What we also see is a crystal within its mouth, very much like the crystal atop the galleon in Breugel’s piece. This Old Testament (but scientific) allusion to the Resurrection, along with the awesome profundity of the embalmer’s spice, would only have added to the sophistication of the work.

Indeed, the armillary sphere atop the barque is another indication of the artist’s intention. This astronomical instrument, which was developed over the centuries for navigational purposes, is today considered the first of such complicated mechanical devices. By the sixteenth century, it had become a symbol of wisdom and knowledge. In that case, it may represent the star of the Magi. On its own, the crystal at its center had been used even earlier to represent the aquatic associations with Christ’s baptism and our own—to which Balthazar’s gift is also analogous. Not only the early Church Fathers, but even Pliny before them, considered rock crystal to be solidified water.

It should be pointed out that January 6, the traditional date of the Epiphany (also popularly referred to as the Feast of the Magi or the Feast of the Three Kings), was celebrated in the Egyptian calendar, long before the Christian era, as a water festival.

Tobi 11 (the “first month of growth”) was celebrated when the Nile River was believed to be at its purest. Contemporaries of that period have commented that water drawn from the river on that day remained fresh long after other supplies had gone bad. The water was considered so sacred during this phenomenon that it was shipped by galley to other parts of the world for libations in the temples of Isis. Given the central place of water in the sacrament of Baptism, it is not too difficult to understand why the African fathers would choose this Nile festival for the Feast of the Epiphany or why they would set this day aside for the rites of Baptism. Needless to say, it was from the Nile River that the water for this sacrament was taken. Besides a reference to this, the golden galleon in the palm of Balthazar’s hand is also an allusion to such Old Testament texts as Ezekiel 47:9, “And wherever the river goes, every living creature that swarms will live, and there will be very many fish.

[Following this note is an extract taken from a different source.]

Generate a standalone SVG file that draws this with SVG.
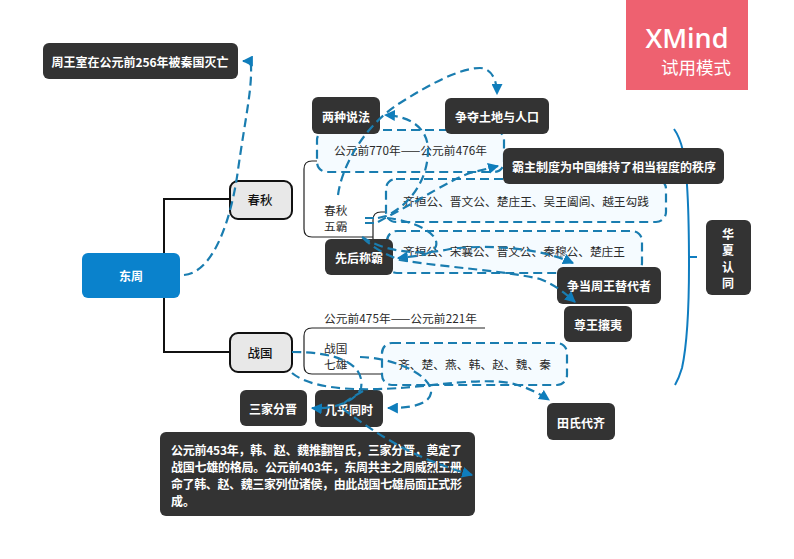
<svg xmlns="http://www.w3.org/2000/svg" width="794" height="559" viewBox="0 0 794 559">
<style>
text{font-family:"Noto Sans CJK SC","Liberation Sans",sans-serif}
.n{fill:#333;}
.w{fill:#fff;font-weight:700;font-size:12px;text-anchor:middle;dominant-baseline:central}
.t{fill:#2a2a2a;font-size:11.7px;dominant-baseline:central}
.s{fill:#e8e8e8;stroke:#111;stroke-width:2}
.d{fill:#f5fbff;stroke:#1a7db0;stroke-width:2.2;stroke-dasharray:9 5}
.a{fill:none;stroke:#1a7db0;stroke-width:2.2;stroke-dasharray:9 5;marker-end:url(#h)}
.b{fill:none;stroke:#1a7db0;stroke-width:2.2}
.l{fill:none;stroke:#222;stroke-width:1.2}
</style>
<defs><marker id="h" viewBox="0 0 10 10" refX="9" refY="5" markerWidth="11" markerHeight="11" markerUnits="userSpaceOnUse" orient="auto"><path d="M0 0L10 5L0 10z" fill="#0f7dbb"/></marker></defs>
<rect width="794" height="559" fill="#fff"/>
<g id="watermark"><rect x="626" y="0" width="122" height="90" fill="#ee6170"/><text x="687" y="37" font-size="27" font-weight="600" fill="#fff" text-anchor="middle" dominant-baseline="central" style='font-family:"Open Sans","Liberation Sans",sans-serif'>XMind</text><text x="731" y="66" font-size="17.5" fill="#fff" text-anchor="end" dominant-baseline="central">试用模式</text></g>
<g id="trunk"><path d="M230 199H164V352H230" fill="none" stroke="#111" stroke-width="2"/><path d="M674 129C682 140 686 160 687 185C689 215 689 240 689 265C689 310 687 345 682 368Q679 378 675 385M689 257H697" fill="none" stroke="#0f7dc0" stroke-width="2"/></g>
<g id="boxes">
<path class="l" d="M494 161H312Q304 161 304 169V229Q304 237 312 237H373M660 212H381Q373 212 373 220V262H633"/>
<path class="l" d="M485 328H312Q304 328 304 336V366Q304 374 312 374H557"/>
<rect class="d" x="317" y="130" width="187" height="42" rx="10"/>
<rect class="d" x="386" y="179" width="280" height="43" rx="10"/>
<rect class="d" x="387" y="231" width="255" height="42" rx="10"/>
<rect class="d" x="382" y="343" width="185" height="42" rx="10"/>
</g>
<g id="labels">
<text class="t" x="334" y="149" textLength="153">公元前770年——公元前476年</text>
<text class="t" x="324" y="209">春秋</text><text class="t" x="324" y="225">五霸</text>
<text class="t" x="403" y="200" textLength="246">齐桓公、晋文公、楚庄王、吴王阖闾、越王勾践</text>
<text class="t" x="403" y="250" textLength="222">齐桓公、宋襄公、晋文公、秦穆公、楚庄王</text>
<text class="t" x="324" y="317" textLength="153">公元前475年——公元前221年</text>
<text class="t" x="324" y="347">战国</text><text class="t" x="324" y="363">七雄</text>
<text class="t" x="398" y="363" textLength="153">齐、楚、燕、韩、赵、魏、秦</text>
</g>
<g id="root"><rect x="82" y="253" width="98" height="45" rx="6" fill="#0a82cc"/><text class="w" x="131" y="275">东周</text></g>
<g id="chunqiu"><rect class="s" x="230" y="181" width="62" height="38" rx="8"/><text x="260" y="199" font-size="12.5" font-weight="500" fill="#111" text-anchor="middle" dominant-baseline="central">春秋</text></g>
<g id="zhanguo"><rect class="s" x="230" y="333" width="62" height="39" rx="8"/><text x="260" y="352" font-size="12.5" font-weight="500" fill="#111" text-anchor="middle" dominant-baseline="central">战国</text></g>
<g id="n1"><rect class="n" x="43" y="43" width="195" height="36" rx="6"/><text class="w" x="140" y="61">周王室在公元前256年被秦国灭亡</text></g>
<g id="n2"><rect class="n" x="312" y="97" width="68" height="37" rx="6"/><text class="w" x="346" y="116">两种说法</text></g>
<g id="n3"><rect class="n" x="445" y="98" width="104" height="36" rx="6"/><text class="w" x="497" y="116">争夺土地与人口</text></g>
<g id="n4"><rect class="n" x="503" y="148" width="221" height="36" rx="6"/><text class="w" x="614" y="166">霸主制度为中国维持了相当程度的秩序</text></g>
<g id="n5"><rect class="n" x="325" y="239" width="68" height="36" rx="6"/><text class="w" x="359" y="257">先后称霸</text></g>
<g id="n6"><rect class="n" x="557" y="267" width="104" height="37" rx="6"/><text class="w" x="609" y="285">争当周王替代者</text></g>
<g id="n7"><rect class="n" x="564" y="306" width="68" height="36" rx="6"/><text class="w" x="598" y="324">尊王攘夷</text></g>
<g id="n8"><rect class="n" x="706" y="220" width="45" height="75" rx="6"/><text class="w" x="728" y="233">华</text><text class="w" x="728" y="249">夏</text><text class="w" x="728" y="266">认</text><text class="w" x="728" y="282">同</text></g>
<g id="n9"><rect class="n" x="240" y="390" width="67" height="36" rx="6"/><text class="w" x="273" y="408">三家分晋</text></g>
<g id="n10"><rect class="n" x="315" y="390" width="68" height="37" rx="6"/><text class="w" x="349" y="409">几乎同时</text></g>
<g id="n11"><rect class="n" x="547" y="403" width="68" height="37" rx="6"/><text class="w" x="581" y="422">田氏代齐</text></g>
<g id="n12"><rect class="n" x="160" y="432" width="315" height="84" rx="6"/>
<text class="w" style="text-anchor:start" x="171" y="449" textLength="291">公元前453年，韩、赵、魏推翻智氏，三家分晋，奠定了</text>
<text class="w" style="text-anchor:start" x="171" y="466" textLength="291">战国七雄的格局。公元前403年，东周共主之周威烈王册</text>
<text class="w" style="text-anchor:start" x="171" y="483" textLength="291">命了韩、赵、魏三家列位诸侯，由此战国七雄局面正式形</text>
<text class="w" style="text-anchor:start" x="171" y="500">成。</text></g>
<g id="connectors">
<path class="b" d="M365 218H374M365 223H374"/>
<path class="a" d="M184 275C215 272 232 215 238 170C245 120 252 90 251 66Q250 61 243 61"/>
<path class="a" d="M338 195C342 165 365 125 400 103C430 84 460 68 480 68C490 68 497 78 497 94"/>
<path class="a" d="M378 218L386 216C410 205 428 180 428 150C428 128 410 116 385 115"/>
<path class="a" d="M378 222L387 217C420 200 450 180 470 173L498 166"/>
<path class="a" d="M387 218C410 220 440 232 436 246C432 256 415 256 398 258"/>
<path class="a" d="M362 237C385 252 420 256 450 249C490 244 540 248 573 263"/>
<path class="a" d="M363 238C375 250 390 256 400 260C450 268 500 270 540 279C555 285 565 293 575 302"/>
<path class="a" d="M292 352C340 352 365 365 361 388C357 400 335 410 312 408"/>
<path class="a" d="M360 357C395 358 432 375 431 393C429 405 410 408 388 408"/>
<path class="a" d="M292 373C315 392 370 390 400 388C440 385 480 378 510 383C525 386 540 394 549 400"/>
<path class="a" d="M363 391C345 402 335 405 350 414C385 440 420 460 472 475"/>
</g>
</svg>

For this water goes there, that the waters of the sea may become fresh; so everything will live where the river goes,” and Zechariah 14:8, “On that day living waters shall flow out from Jerusalem, half of them to the eastern sea and half of them to the western sea. It shall continue in summer as in winter.”

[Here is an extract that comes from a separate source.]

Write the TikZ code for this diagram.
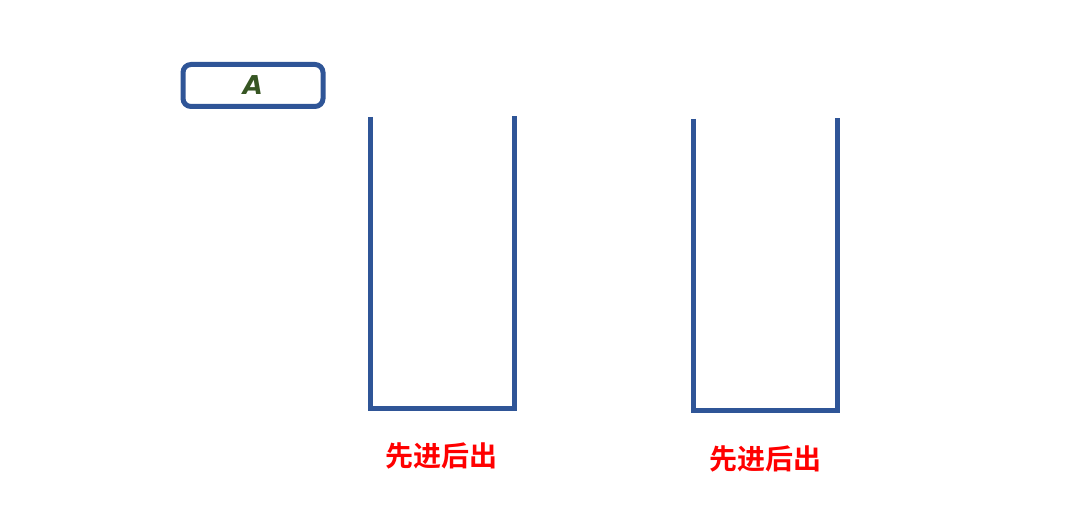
\documentclass[tikz,border=0pt]{standalone}
\usepackage{fontspec}
\newfontfamily\cjk{Noto Sans CJK SC}[BoldFont={* Bold}]
\newfontfamily\lbl{DejaVu Sans}
\definecolor{stackblue}{HTML}{2F5597}
\definecolor{labelgreen}{HTML}{375623}
\tikzset{
  stackwall/.style={draw=stackblue, line width=5pt, line join=miter},
  itembox/.style={draw=stackblue, line width=5pt, rounded corners=8pt,
    minimum width=140pt, minimum height=42pt, inner sep=0pt},
  note/.style={text=red, font=\cjk\bfseries\fontsize{28}{32}\selectfont}
}
\begin{document}
\begin{tikzpicture}[x=1pt, y=-1pt]
  \useasboundingbox (0,0) rectangle (1070,505);
  \node[itembox] (item) at (253,85.5)
    {\textcolor{labelgreen}{\lbl\bfseries\itshape\fontsize{26}{30}\selectfont A}};
  % left stack
  \coordinate (s1tl) at (370,117);
  \coordinate (s1tr) at (514,116);
  \draw[stackwall] (s1tl) -- (370,408.5) -- (514,408.5) -- (s1tr);
  \node[note] (n1) at (441,456) {先进后出};
  % right stack
  \coordinate (s2tl) at (693,119);
  \coordinate (s2tr) at (837,118);
  \draw[stackwall] (s2tl) -- (693,410.5) -- (837,410.5) -- (s2tr);
  \node[note] (n2) at (765,459) {先进后出};
\end{tikzpicture}
\end{document}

As in pre-Christian times, this collected water was stored for years and recommended for its age, just as wine was. Regarded as virtually magical, one common belief was that it did turn to wine. Doesn’t that sound a bit familiar? Indeed, along with the messianic revelation of Christ to the Magi and the world, and again at his baptism in the Jordan, Christ’s miracle at the wedding at Cana has always been an integral part of the Epiphany celebrations.

What this would seem to imply with regards to Balthazar’s gift is that its aquatic significance meant as much to the early Renaissance artists as did the color of his skin. What it also implies is how far into modern times Europe was influenced by this specifically African concept of the Epiphany. In fact, as late as the seventeenth century, in certain regions of the British Isles, the Epiphany was still referred to as the “Feast of the Water Vessel” or the “Feast of the Well of Water.” The water connection is maintained in many Eastern-rite Epiphany celebrations, which still designate this feast day for the sacrament of Baptism, and hold a bone-chilling competition among young men to retrieve a crucifix thrown by a priest into the briny depths. In the West, all this has been mostly forgotten.

In addition, it is only recently that I have come to realize the relationship of crystal to the sun:

Using a crystal to ignite the Paschal fire by concentrating sunlight is implicitly mentioned for the first time by Ennodius of Pavia, a bishop of Italy (+521), who in each of the two Praeconium paschale texts that he composed for the blessing of the Easter candle speaks of the candle’s light as coming from the sky; the use of a crystal or lens to kindle a fire for this purpose is repeatedly mentioned in liturgical books from the late ninth century to the sixteenth century, beginning with the pontifical of northern France formerly known as the Pontifical of Poitiers. John Beleth considers the crystal a symbol of “the most pure and brightest flesh of Christ,” which like the crystal is “without blemish.” Durandus adds that the crystal is juxtaposed between the sun and the receptacle of the new fire in likeness to the role of Christ “as the Mediator between God and our infirmity.” (James Monti, A Sense of the Sacred: Roman Catholic Worship in the Middle Ages)

It would seem, wouldn’t it, that the magisterial weight and profundity of the symbolism with which Balthazar’s gift is imbued is what creates the difference between him and the other two Magi. Not only is his traditional heraldic insignia of the sun infinitely more powerful and impossible to behold with the naked eye than those of stars for Melchior or a quarter moon for Gaspar, but just as awful is the myrrh he bears: the symbol of death in all its horror—but the promise, as well, of the incomprehensible glory of the Resurrection.

Melchior’s gift of gold is a tribute to a king; Gaspar’s frankincense is the offering of priest. It is Balthazar’s gift of myrrh that proclaims the core tenet of Christianity: the mystery of Jesus’ death and Resurrection.